**SUPPLIED MATERIAL**
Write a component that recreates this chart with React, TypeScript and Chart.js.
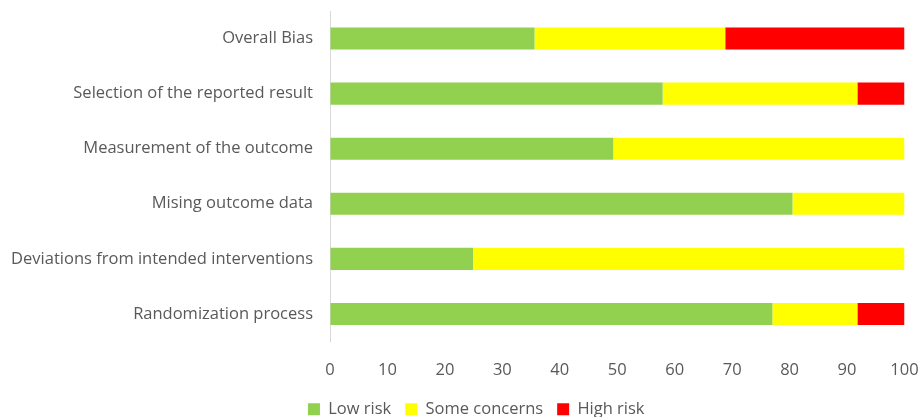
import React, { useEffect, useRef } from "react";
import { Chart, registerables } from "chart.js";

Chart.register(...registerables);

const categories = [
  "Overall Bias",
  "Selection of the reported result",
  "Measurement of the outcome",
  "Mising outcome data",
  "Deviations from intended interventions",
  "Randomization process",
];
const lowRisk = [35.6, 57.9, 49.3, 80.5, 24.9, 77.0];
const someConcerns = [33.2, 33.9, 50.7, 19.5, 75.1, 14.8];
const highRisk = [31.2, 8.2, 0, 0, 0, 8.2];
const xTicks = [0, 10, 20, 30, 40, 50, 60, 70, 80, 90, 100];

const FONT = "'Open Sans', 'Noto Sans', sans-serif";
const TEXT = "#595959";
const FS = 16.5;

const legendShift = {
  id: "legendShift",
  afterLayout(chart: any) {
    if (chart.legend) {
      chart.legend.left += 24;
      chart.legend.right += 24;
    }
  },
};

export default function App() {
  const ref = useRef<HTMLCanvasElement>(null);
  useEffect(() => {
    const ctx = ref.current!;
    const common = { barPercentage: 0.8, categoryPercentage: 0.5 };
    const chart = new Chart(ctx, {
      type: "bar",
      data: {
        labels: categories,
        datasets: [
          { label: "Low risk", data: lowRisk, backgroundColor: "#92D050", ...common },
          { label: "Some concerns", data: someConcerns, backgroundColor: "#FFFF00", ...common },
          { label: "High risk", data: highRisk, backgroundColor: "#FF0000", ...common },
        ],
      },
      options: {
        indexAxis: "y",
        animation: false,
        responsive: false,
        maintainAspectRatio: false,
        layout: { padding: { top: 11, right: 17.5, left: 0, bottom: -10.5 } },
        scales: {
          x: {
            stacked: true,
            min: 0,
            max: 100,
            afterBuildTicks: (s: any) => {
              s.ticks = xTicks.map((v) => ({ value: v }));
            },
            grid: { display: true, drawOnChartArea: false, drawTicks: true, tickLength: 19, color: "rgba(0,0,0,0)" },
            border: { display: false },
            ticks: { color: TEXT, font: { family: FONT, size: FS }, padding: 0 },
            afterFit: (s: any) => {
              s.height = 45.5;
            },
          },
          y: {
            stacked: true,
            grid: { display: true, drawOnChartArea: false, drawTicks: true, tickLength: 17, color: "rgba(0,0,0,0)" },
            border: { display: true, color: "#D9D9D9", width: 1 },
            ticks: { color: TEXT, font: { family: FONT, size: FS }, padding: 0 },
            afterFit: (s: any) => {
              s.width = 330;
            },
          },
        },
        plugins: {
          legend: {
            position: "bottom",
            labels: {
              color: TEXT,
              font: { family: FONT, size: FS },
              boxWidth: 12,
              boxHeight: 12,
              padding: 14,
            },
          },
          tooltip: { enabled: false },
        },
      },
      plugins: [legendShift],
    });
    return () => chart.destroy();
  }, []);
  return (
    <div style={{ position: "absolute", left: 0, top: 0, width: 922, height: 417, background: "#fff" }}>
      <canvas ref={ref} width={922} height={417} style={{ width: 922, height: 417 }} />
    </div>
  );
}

---

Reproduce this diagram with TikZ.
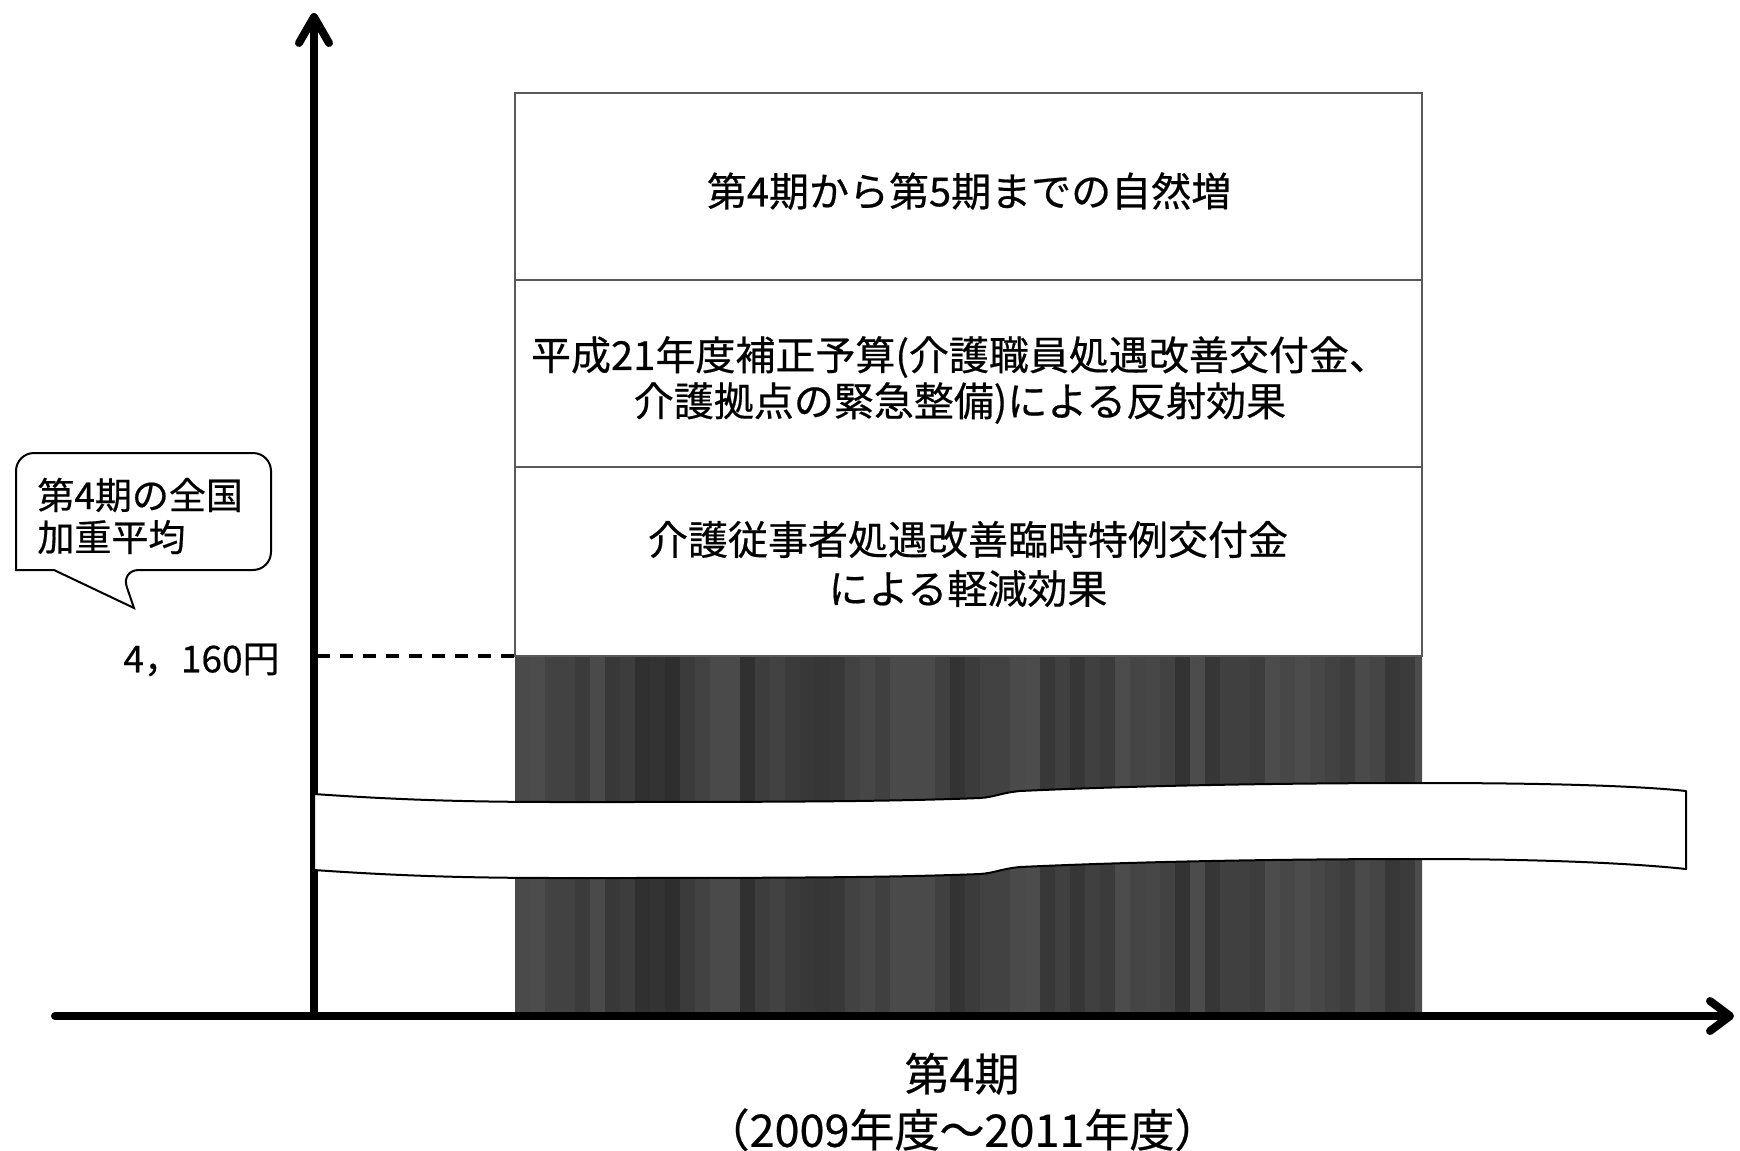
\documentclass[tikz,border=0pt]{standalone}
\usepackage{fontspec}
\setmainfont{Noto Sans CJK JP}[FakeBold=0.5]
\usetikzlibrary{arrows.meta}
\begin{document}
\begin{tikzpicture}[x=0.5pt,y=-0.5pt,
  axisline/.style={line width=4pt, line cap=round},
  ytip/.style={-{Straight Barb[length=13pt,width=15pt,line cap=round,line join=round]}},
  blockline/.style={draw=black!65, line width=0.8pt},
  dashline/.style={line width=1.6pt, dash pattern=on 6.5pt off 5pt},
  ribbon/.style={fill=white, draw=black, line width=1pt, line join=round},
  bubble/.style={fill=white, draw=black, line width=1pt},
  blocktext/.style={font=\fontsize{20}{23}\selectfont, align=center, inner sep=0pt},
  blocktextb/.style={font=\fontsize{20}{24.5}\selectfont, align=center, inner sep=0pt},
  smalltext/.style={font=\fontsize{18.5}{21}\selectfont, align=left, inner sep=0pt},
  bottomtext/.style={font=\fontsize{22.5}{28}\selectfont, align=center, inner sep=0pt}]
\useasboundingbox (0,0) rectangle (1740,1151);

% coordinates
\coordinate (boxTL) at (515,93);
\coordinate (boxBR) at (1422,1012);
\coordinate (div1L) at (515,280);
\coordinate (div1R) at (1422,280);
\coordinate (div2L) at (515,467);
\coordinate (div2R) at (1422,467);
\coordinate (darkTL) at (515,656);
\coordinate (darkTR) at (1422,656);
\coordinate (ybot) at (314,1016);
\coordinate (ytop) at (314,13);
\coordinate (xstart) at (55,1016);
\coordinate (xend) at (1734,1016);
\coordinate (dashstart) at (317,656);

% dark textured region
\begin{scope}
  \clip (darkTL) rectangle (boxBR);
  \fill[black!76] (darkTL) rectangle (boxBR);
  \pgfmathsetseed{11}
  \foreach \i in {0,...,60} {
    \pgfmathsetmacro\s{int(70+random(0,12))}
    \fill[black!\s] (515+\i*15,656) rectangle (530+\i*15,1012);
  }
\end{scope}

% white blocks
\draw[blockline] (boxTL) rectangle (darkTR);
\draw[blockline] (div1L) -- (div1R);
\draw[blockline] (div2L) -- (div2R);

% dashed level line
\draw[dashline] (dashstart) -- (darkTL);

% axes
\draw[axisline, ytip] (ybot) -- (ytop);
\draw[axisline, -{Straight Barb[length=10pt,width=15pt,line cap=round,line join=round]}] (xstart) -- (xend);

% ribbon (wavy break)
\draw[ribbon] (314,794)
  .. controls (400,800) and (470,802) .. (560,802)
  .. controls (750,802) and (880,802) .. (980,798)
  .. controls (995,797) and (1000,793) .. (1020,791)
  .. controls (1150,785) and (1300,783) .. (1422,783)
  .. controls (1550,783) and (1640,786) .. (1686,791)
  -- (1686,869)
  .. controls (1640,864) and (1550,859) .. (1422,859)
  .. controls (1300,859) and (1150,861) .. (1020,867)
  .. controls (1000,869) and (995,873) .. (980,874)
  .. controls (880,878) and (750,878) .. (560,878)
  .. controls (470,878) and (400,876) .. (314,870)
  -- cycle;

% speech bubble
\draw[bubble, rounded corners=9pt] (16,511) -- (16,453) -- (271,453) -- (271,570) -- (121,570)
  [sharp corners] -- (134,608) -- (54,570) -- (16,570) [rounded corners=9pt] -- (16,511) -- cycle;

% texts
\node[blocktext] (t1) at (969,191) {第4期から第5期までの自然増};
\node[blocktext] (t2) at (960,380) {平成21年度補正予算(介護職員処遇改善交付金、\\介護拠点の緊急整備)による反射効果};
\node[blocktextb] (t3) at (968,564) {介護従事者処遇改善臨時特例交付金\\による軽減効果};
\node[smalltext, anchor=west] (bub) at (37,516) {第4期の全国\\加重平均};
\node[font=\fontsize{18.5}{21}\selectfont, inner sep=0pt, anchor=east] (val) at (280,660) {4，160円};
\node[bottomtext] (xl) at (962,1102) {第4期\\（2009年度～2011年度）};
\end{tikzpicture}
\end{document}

* * *

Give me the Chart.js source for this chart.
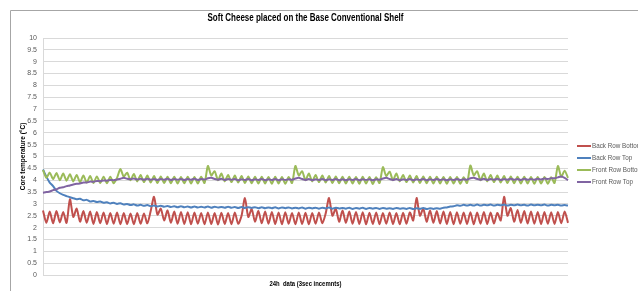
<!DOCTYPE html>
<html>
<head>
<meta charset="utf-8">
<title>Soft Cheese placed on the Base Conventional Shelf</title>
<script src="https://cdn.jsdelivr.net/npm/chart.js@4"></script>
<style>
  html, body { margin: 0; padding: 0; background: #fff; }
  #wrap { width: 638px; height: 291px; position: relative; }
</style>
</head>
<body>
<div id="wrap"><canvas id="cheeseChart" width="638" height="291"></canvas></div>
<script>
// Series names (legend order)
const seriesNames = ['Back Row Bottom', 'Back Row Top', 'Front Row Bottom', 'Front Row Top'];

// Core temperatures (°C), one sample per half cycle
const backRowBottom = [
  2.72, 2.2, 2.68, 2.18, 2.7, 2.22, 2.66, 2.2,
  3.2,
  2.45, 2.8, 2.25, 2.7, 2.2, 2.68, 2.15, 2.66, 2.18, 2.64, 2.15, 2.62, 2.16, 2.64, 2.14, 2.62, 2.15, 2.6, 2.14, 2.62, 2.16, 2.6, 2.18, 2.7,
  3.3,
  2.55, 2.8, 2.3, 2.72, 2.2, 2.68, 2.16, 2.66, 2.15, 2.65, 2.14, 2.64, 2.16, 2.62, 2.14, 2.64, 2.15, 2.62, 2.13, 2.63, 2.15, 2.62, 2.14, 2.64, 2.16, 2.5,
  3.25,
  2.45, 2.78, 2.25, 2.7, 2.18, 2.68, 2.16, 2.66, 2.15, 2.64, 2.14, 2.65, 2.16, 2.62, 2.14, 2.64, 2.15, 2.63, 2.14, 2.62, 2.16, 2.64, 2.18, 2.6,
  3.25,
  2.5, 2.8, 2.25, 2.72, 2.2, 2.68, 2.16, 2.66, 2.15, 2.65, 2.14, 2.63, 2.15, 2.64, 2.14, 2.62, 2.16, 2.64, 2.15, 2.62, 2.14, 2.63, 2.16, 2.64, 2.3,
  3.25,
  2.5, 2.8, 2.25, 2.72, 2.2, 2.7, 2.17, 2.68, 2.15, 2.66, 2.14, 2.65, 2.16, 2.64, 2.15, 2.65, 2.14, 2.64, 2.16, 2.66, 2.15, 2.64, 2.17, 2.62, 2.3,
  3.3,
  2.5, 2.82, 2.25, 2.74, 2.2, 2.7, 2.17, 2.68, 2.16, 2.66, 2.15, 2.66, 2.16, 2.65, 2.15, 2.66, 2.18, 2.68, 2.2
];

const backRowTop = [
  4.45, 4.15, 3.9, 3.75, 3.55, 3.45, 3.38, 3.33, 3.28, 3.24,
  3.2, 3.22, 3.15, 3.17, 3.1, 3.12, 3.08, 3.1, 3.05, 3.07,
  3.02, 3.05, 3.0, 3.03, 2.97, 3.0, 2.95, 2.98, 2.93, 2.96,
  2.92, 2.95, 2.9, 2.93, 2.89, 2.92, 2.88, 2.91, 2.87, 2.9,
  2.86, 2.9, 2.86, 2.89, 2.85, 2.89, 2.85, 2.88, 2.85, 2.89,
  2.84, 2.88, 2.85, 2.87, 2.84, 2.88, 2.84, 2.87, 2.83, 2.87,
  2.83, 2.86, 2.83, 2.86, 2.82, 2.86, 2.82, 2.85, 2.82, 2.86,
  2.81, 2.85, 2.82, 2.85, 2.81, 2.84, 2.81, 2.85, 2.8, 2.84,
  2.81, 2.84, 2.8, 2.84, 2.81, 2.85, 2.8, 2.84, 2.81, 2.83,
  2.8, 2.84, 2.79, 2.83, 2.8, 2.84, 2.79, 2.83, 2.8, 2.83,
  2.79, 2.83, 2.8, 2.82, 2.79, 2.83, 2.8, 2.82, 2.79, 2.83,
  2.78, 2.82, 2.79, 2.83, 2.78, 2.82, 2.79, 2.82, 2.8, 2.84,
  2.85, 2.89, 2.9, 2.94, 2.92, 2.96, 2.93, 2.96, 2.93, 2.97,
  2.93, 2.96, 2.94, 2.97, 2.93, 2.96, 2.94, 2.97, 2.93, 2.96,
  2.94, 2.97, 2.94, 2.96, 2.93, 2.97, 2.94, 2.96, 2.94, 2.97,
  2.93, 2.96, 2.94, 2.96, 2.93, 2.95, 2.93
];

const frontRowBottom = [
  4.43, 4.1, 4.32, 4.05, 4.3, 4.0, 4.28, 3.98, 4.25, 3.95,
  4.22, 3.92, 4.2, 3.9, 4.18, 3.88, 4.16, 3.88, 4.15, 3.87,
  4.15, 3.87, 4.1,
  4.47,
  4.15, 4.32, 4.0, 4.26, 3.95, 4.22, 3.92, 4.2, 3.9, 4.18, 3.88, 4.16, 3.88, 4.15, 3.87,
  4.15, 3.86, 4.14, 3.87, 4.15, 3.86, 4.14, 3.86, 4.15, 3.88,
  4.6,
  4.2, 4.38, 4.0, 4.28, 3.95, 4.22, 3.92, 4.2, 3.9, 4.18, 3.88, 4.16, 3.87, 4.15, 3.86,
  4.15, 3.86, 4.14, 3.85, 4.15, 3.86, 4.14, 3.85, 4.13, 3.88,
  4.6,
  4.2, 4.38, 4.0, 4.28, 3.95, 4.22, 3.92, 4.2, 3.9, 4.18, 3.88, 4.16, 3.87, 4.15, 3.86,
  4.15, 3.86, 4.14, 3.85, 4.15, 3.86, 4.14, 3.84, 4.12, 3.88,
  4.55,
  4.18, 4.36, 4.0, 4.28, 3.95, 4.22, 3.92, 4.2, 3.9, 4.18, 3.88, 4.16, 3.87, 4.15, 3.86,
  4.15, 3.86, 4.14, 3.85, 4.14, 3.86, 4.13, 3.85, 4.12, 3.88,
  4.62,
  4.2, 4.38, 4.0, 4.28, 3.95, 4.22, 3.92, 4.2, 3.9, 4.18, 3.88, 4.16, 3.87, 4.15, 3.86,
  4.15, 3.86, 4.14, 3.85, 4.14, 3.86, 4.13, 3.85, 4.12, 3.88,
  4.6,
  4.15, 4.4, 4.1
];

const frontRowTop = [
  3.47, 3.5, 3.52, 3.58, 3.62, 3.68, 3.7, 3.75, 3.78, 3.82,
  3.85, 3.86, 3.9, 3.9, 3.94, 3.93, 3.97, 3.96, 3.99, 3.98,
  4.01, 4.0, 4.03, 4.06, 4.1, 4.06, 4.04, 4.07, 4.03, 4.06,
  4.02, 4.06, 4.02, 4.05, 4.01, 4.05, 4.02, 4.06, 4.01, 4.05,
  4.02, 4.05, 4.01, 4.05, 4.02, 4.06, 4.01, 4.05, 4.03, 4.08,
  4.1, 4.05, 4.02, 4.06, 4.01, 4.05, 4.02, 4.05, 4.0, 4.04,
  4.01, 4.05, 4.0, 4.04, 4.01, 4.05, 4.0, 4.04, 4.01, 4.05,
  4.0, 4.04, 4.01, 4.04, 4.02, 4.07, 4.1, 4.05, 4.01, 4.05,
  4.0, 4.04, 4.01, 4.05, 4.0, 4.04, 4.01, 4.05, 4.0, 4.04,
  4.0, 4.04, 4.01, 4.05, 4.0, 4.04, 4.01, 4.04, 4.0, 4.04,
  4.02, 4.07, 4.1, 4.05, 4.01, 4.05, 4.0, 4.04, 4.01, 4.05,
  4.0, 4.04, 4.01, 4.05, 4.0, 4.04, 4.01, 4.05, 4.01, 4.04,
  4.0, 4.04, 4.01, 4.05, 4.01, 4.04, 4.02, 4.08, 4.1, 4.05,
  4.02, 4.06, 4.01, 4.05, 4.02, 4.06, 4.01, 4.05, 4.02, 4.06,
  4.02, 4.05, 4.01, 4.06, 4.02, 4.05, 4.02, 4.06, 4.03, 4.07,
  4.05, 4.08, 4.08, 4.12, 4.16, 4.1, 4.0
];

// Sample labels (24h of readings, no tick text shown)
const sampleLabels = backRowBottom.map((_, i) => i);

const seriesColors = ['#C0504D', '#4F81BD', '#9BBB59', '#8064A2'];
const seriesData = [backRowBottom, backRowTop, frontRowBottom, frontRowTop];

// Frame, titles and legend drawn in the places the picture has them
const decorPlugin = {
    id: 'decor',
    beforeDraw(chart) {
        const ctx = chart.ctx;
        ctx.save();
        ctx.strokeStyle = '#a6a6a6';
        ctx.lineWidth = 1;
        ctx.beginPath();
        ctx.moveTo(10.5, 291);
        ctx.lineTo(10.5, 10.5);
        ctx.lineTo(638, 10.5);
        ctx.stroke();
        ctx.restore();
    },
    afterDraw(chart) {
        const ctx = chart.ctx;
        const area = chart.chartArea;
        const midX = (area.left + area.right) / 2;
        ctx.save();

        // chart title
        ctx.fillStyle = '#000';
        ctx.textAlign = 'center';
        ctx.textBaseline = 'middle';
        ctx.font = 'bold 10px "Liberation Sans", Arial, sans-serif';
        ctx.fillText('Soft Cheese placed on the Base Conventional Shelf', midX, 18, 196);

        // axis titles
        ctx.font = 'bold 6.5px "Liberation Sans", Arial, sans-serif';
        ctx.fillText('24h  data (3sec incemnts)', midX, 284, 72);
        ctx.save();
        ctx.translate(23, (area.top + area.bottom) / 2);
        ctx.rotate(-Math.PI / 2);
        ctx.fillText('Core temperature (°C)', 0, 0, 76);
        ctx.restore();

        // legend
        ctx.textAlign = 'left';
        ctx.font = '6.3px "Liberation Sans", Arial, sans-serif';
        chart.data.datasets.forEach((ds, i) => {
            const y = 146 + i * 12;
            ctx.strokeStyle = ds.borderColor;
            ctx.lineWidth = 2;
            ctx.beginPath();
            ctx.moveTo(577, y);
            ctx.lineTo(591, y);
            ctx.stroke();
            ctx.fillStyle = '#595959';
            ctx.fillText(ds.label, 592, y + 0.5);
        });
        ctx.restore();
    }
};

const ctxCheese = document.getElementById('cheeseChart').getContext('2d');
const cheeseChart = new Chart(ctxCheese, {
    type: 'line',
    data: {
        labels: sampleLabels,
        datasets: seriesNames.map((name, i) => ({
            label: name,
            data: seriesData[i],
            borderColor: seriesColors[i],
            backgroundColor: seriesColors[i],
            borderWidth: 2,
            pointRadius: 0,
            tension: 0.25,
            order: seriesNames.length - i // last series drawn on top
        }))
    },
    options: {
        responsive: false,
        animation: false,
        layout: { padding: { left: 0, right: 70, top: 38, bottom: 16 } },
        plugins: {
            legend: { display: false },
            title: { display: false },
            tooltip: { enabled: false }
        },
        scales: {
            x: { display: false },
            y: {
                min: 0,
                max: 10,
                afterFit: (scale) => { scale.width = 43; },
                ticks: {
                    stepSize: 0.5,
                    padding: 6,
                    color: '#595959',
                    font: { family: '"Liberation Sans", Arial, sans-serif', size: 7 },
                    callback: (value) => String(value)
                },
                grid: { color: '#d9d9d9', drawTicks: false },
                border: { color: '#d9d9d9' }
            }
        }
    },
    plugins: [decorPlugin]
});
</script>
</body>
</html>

**DIRECTIONS FOR THIS TASK**
Pictures stay out: repeat exactly only the lines from the one with "Reproduce this diagram with TikZ." through the one with "(div2L) -- (div2R);".

**WRITTEN SOLUTION**
Reproduce this diagram with TikZ.
\documentclass[tikz,border=0pt]{standalone}
\usepackage{fontspec}
\setmainfont{Noto Sans CJK JP}[FakeBold=0.5]
\usetikzlibrary{arrows.meta}
\begin{document}
\begin{tikzpicture}[x=0.5pt,y=-0.5pt,
  axisline/.style={line width=4pt, line cap=round},
  ytip/.style={-{Straight Barb[length=13pt,width=15pt,line cap=round,line join=round]}},
  blockline/.style={draw=black!65, line width=0.8pt},
  dashline/.style={line width=1.6pt, dash pattern=on 6.5pt off 5pt},
  ribbon/.style={fill=white, draw=black, line width=1pt, line join=round},
  bubble/.style={fill=white, draw=black, line width=1pt},
  blocktext/.style={font=\fontsize{20}{23}\selectfont, align=center, inner sep=0pt},
  blocktextb/.style={font=\fontsize{20}{24.5}\selectfont, align=center, inner sep=0pt},
  smalltext/.style={font=\fontsize{18.5}{21}\selectfont, align=left, inner sep=0pt},
  bottomtext/.style={font=\fontsize{22.5}{28}\selectfont, align=center, inner sep=0pt}]
\useasboundingbox (0,0) rectangle (1740,1151);

% coordinates
\coordinate (boxTL) at (515,93);
\coordinate (boxBR) at (1422,1012);
\coordinate (div1L) at (515,280);
\coordinate (div1R) at (1422,280);
\coordinate (div2L) at (515,467);
\coordinate (div2R) at (1422,467);
\coordinate (darkTL) at (515,656);
\coordinate (darkTR) at (1422,656);
\coordinate (ybot) at (314,1016);
\coordinate (ytop) at (314,13);
\coordinate (xstart) at (55,1016);
\coordinate (xend) at (1734,1016);
\coordinate (dashstart) at (317,656);

% dark textured region
\begin{scope}
  \clip (darkTL) rectangle (boxBR);
  \fill[black!76] (darkTL) rectangle (boxBR);
  \pgfmathsetseed{11}
  \foreach \i in {0,...,60} {
    \pgfmathsetmacro\s{int(70+random(0,12))}
    \fill[black!\s] (515+\i*15,656) rectangle (530+\i*15,1012);
  }
\end{scope}

% white blocks
\draw[blockline] (boxTL) rectangle (darkTR);
\draw[blockline] (div1L) -- (div1R);
\draw[blockline] (div2L) -- (div2R);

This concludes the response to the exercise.